A specific Christian application is appended to each of Wildmon's stories.

In the writing process, however the story always comes first.

"A lot of times I really have to reach to find the moral," he said. "Actually the stories would work for themselves, but I try to add a moral because of my audience."

Humor lowers people's defenses.

"Norman Lear was a master of using humor to wrap a message," Wildmon said. "He would use Archie Bunker or Maude to send a message. You can use humor to deliver a message that people wouldn't come to a church to hear."

G-rated humor

During the week J.J. Jasper is an American Family Radio personality, but on weekends he is a stand up Christian comic. He had just returned from a cruise, Sea Jam '98, where he was the opening act for Dove and Grammy-winner Bob Carlyle.

"I guess I've been making people laugh as long as I can remember," he said. "When I became a Christian I thought I was going to have to be like Billy Graham and wear a suit and tie. I was delighted to see that I could do humor. I love the Lord and love making people laugh."

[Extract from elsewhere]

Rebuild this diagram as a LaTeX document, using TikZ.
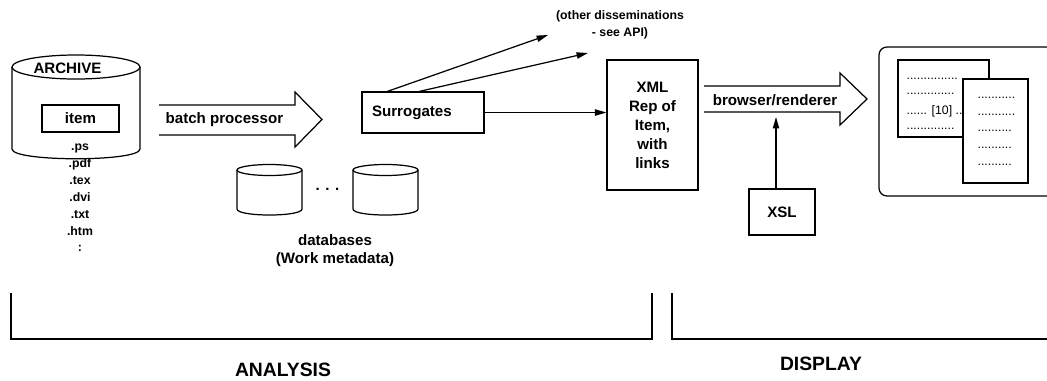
\documentclass[tikz,border=0pt]{standalone}
\usepackage{fontspec}
\setmainfont{Liberation Sans}
\usetikzlibrary{arrows.meta,positioning}

\tikzset{
  box/.style={draw,font=\bfseries\fontsize{8.6}{10.8}\selectfont,align=center,inner sep=0pt},
  arr/.style={-{Triangle[length=6.5pt,width=3.6pt]}},
  lbl/.style={font=\bfseries\fontsize{8.6}{10.3}\selectfont,align=center,inner sep=0pt},
  small/.style={font=\bfseries\fontsize{7}{9.6}\selectfont,align=center,inner sep=0pt},
  dots/.style={font=\fontsize{7}{8}\selectfont,anchor=west,inner sep=0pt},
  big/.style={font=\bfseries\fontsize{11}{13}\selectfont,inner sep=0pt}
}

\begin{document}
\begin{tikzpicture}[x=0.02cm,y=-0.02cm,line width=0.7pt]
\useasboundingbox (0,0) rectangle (1047,380);
% archive
\draw (12,67) -- (12,149) .. controls (12,162) and (140,162) .. (140,149) -- (140,67);
\draw (76,67) ellipse [x radius=64,y radius=12];
\node[lbl] (arch) at (67.5,68) {ARCHIVE};
\node[box,minimum width=1.54cm,minimum height=0.54cm] (item) at (80.5,118.5) {item};
\node[small] (ext) at (80,198) {.ps\\.pdf\\.tex\\.dvi\\.txt\\.htm\\:};
% batch processor
\draw (159,105) -- (295,105) -- (295,92) -- (322,119.5) -- (295,147) -- (295,135) -- (159,135);
\node[lbl,anchor=west] (batch) at (165,120) {batch processor};
% databases
\foreach \cx in {269.5,385.5} {
  \draw (\cx-32.5,170) -- (\cx-32.5,209) .. controls (\cx-32.5,217) and (\cx+32.5,217) .. (\cx+32.5,209) -- (\cx+32.5,170);
  \draw (\cx,170) ellipse [x radius=32.5,y radius=5.5];
}
\node[lbl] (more) at (327.5,189) {. . .};
\node[lbl] (dbs) at (335,251) {databases\\(Work metadata)};
% surrogates and xml
\node[box,minimum width=2.44cm,minimum height=0.82cm,text width=2.04cm,align=left,inner xsep=0.2cm] (surr) at (423,112.5) {Surrogates};
\node[box,minimum width=1.82cm,minimum height=2.6cm] (xml) at (652.5,125) {XML\\Rep of\\Item,\\with\\links};
\node[small] (other) at (620,25) {(other disseminations\\- see API)};
\coordinate (d1) at (548,35);
\coordinate (d2) at (588,53);
\draw[arr] ([xshift=0.52cm]surr.north west) -- (d1);
\draw[arr] ([xshift=1.16cm]surr.north west) -- (d2);
\draw[arr] (surr.east) -- (surr.east -| xml.west);
% browser/renderer
\draw (704,86) -- (840,86) -- (840,73) -- (867,99) -- (840,125) -- (840,112) -- (704,112);
\node[lbl] (rend) at (775,100) {browser/renderer};
\node[box,minimum width=1.32cm,minimum height=0.92cm] (xsl) at (782,212) {XSL};
\coordinate (rtip) at (776,117);
\draw[arr] (xsl.north -| rtip) -- (rtip);
% display
\draw[rounded corners=4.5pt] (1050,47) -- (879,47) -- (879,196) -- (1050,196);
\node[draw,fill=white,minimum width=1.82cm,minimum height=1.54cm,inner sep=0pt] (page1) at (943.5,98.5) {};
\node[dots] at (906,79) {...............};
\node[dots] at (906,94) {..............};
\node[dots] at (906,111) {...... [10] ...};
\node[dots] at (906,129) {..............};
\node[draw,fill=white,minimum width=1.3cm,minimum height=2.08cm,inner sep=0pt] (page2) at (995.5,131) {};
\node[dots] at (977,98) {...........};
\node[dots] at (977,115) {...........};
\node[dots] at (977,131) {..........};
\node[dots] at (977,148) {..........};
\node[dots] at (977,165) {..........};
% brackets
\draw (11,293) -- (11,339) -- (652,339) -- (652,293);
\draw (672,293) -- (672,339) -- (1050,339);
\node[big] (ana) at (283,370) {ANALYSIS};
\node[big] (disp) at (821,364) {DISPLAY};
\end{tikzpicture}
\end{document}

Jasper performs at banquets and college campuses and multi-denominational Christian events. His video "J.J. Jasper: World Tour," taped at Tupelo's Lyric Theater, is selling well. People who've seen it in Australia, Europe and around the United States have contacted him.

"I love to see people laugh so hard they're in tears," he said. "It just gets tough for people living day to day, and laughing is a good gift God gives us. One of my favorite verses is Proverbs 17:22, '"A merry heart doeth good like a medicine.'"

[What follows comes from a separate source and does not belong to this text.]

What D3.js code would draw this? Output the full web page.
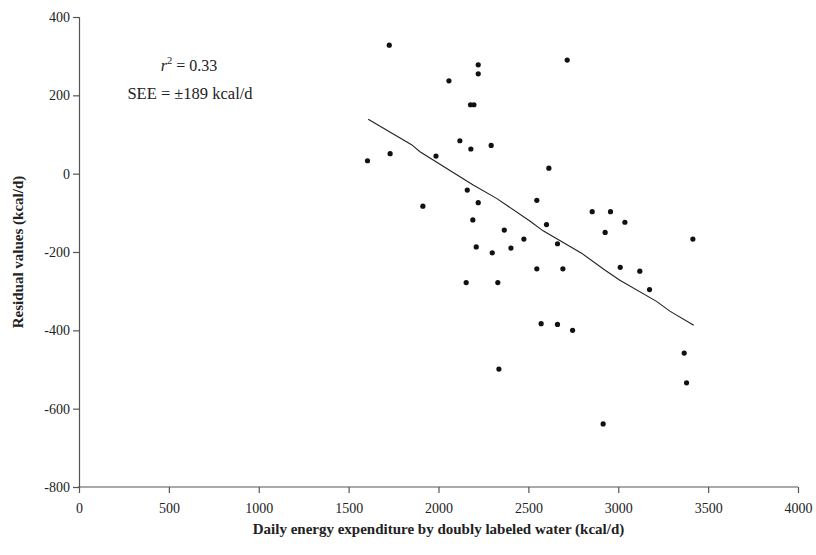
<!DOCTYPE html>
<html>
<head>
<meta charset="utf-8">
<script src="https://cdn.jsdelivr.net/npm/d3@7"></script>
<style>
  body { margin: 0; background: #fff; }
  text { font-family: "Liberation Serif", "Times New Roman", serif; fill: #222; }
</style>
</head>
<body>
<div id="chart"></div>
<script>
/* residuals vs DLW energy expenditure */
var W = 816, H = 555;

var deeX = [1605, 1726, 1731, 1913, 1986, 2058, 2119, 2154, 2160, 2178, 2197, 2180,
  2191, 2210, 2221, 2221, 2221, 2293, 2299, 2330, 2336, 2366, 2403, 2475, 2547,
  2547, 2571, 2601, 2614, 2662, 2662, 2692, 2716, 2746, 2855, 2916, 2927, 2957,
  3011, 3037, 3120, 3174, 3367, 3380, 3415];
var residY = [33, 328, 51, -83, 45, 237, 84, -278, -42, 176, 176, 63,
  -118, -187, 278, 255, -74, 72, -202, -278, -499, -144, -190, -167, -68,
  -243, -383, -130, 14, -179, -385, -243, 290, -400, -97, -639, -150, -97,
  -239, -124, -249, -296, -458, -534, -167];

/* trend line as drawn (slightly kinked polyline) */
var trendX = [1609, 1850, 1897, 2193, 2323, 2508, 2582, 2796, 2925, 3009, 3213, 3287, 3420];
var trendY = [139, 74, 56, -29, -63, -121, -146, -203, -246, -272, -326, -351, -387];

var xTicks = [0, 500, 1000, 1500, 2000, 2500, 3000, 3500, 4000];
var yTicks = [400, 200, 0, -200, -400, -600, -800];

var m = { left: 79, right: 18, top: 17, bottom: 68 };

var svg = d3.select('#chart').append('svg')
  .attr('width', W).attr('height', H);

var x = d3.scaleLinear().domain([0, 4000]).range([m.left, W - m.right]);
var y = d3.scaleLinear().domain([-800, 400]).range([H - m.bottom, m.top]);

/* axes */
var xAxis = svg.append('g')
  .attr('transform', 'translate(0,' + y(-800) + ')')
  .call(d3.axisBottom(x).tickValues(xTicks).tickSize(6).tickPadding(10).tickFormat(d3.format('d')));
var yAxis = svg.append('g')
  .attr('transform', 'translate(' + x(0) + ',0)')
  .call(d3.axisLeft(y).tickValues(yTicks).tickSize(6).tickPadding(3).tickFormat(function (d) { return d; }));

[xAxis, yAxis].forEach(function (g) {
  g.select('.domain').attr('stroke', '#555').attr('stroke-width', 1.2);
  g.selectAll('.tick line').attr('stroke', '#555').attr('stroke-width', 1.2);
  g.selectAll('.tick text')
    .style('font-family', '"Liberation Serif", serif')
    .style('font-size', '14px').attr('fill', '#222');
});
xAxis.select('.domain').attr('d', 'M' + (x(0) - 1) + ',0H' + x(4000));

/* trend line */
var pts = trendX.map(function (v, i) { return [v, trendY[i]]; });
svg.append('path')
  .datum(pts)
  .attr('d', d3.line().x(function (d) { return x(d[0]); }).y(function (d) { return y(d[1]); }))
  .attr('fill', 'none').attr('stroke', '#222').attr('stroke-width', 1.1);

/* points */
svg.append('g').selectAll('circle')
  .data(deeX.map(function (v, i) { return [v, residY[i]]; }))
  .enter().append('circle')
  .attr('cx', function (d) { return x(d[0]); })
  .attr('cy', function (d) { return y(d[1]); })
  .attr('r', 2.6).attr('fill', '#111');

/* annotation */
var ann = svg.append('text').attr('x', 189).attr('y', 71)
  .attr('text-anchor', 'middle').style('font-size', '16px');
ann.append('tspan').style('font-style', 'italic').text('r');
ann.append('tspan').attr('dy', -7).style('font-size', '10.5px').text('2');
ann.append('tspan').attr('dy', 7).text(' = 0.33');
svg.append('text').attr('x', 190).attr('y', 99)
  .attr('text-anchor', 'middle').style('font-size', '16.5px')
  .text('SEE = \u00b1189 kcal/d');

/* axis titles */
svg.append('text')
  .attr('x', (x(0) + x(4000)) / 2).attr('y', 534)
  .attr('text-anchor', 'middle')
  .style('font-size', '15px').style('font-weight', 'bold')
  .text('Daily energy expenditure by doubly labeled water (kcal/d)');
svg.append('text')
  .attr('transform', 'translate(23,' + y(-200) + ') rotate(-90)')
  .attr('text-anchor', 'middle')
  .style('font-size', '15px').style('font-weight', 'bold')
  .text('Residual values (kcal/d)');
</script>
</body>
</html>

Good, clean humor is long-lived, according to Jasper.

"Look at the 'I Love Lucy' and Red Skelton shows, or the Three Stooges, or Barney Fife. But, the world tells us humor needs to be objectionable. I'm thankful to be a part of G-rated humor. It indicts us as a society that people expect comedy to be offensive. One reason I'm getting so many calls is that there are so few Christian comics."

Jasper recognizes that there are still a few church people around who frown on his line of ministry.

"You still have the misnomer that people think if you're a Christian you can't laugh in a church setting and have to have a long face so long you could suck golf balls out of a gopher hole," he said. "We need to lighten up."

Jasper is continually surprised at how many doors are opening for him to do his comic routines.

"I'm having fun," he said. "I can't wait to see what the Lord has up his sleeve next. I got in trouble being the class clown and now I'm getting paid for it. God has a good sense of humor."

A missing gene

The Rev. Joe McKeever is pastor of First Baptist Church of Kenner, La. He is also a cartoonist whose work appears in many religious publications. His seven books of cartoon collections, published by Baker Books, have sold over 300,000 copies.

"When my mother wanted to work, she put me at the kitchen table to draw," he said, "and when I went to the first grade I could outdraw all of them, and ever since I've always been able to outdraw any room of first graders."

McKeever speaks at many church banquets where he tells stories and calls up people out of the audience and draws caricatures of them.

"I had a preacher tell me, 'Have you ever noticed how preachers who can't preach have a gimmick?' I told him I'd be happy to give him drawing lessons."

What does it take to be a cartoonist?

"A warped sense of humor," he answered. "There's a bent, a missing gene or something that causes you to see things like this. I've gotten in trouble in elementary school and high school and college and in seminary."

The drawing for McKeever comes first, then the punch line.

"I sit down and draw something in kind of an unusual setting and then drop in in the desk drawer," he said. "Occasionally, I go through and pull out all those pictures and try to figure out what she's saying to him or what he's saying to her."

For example, he drew a picture of a preacher in his suit and tie sitting on the floor with children. They're all working with crayons and paper.

"I had no idea what this guy was saying. Occasionally, I'd pull it out and look at it. Finally, he told me what he was saying. He's saying to the children, 'OK, that takes care of Sunday morning's sermon, let's work on Sunday nights."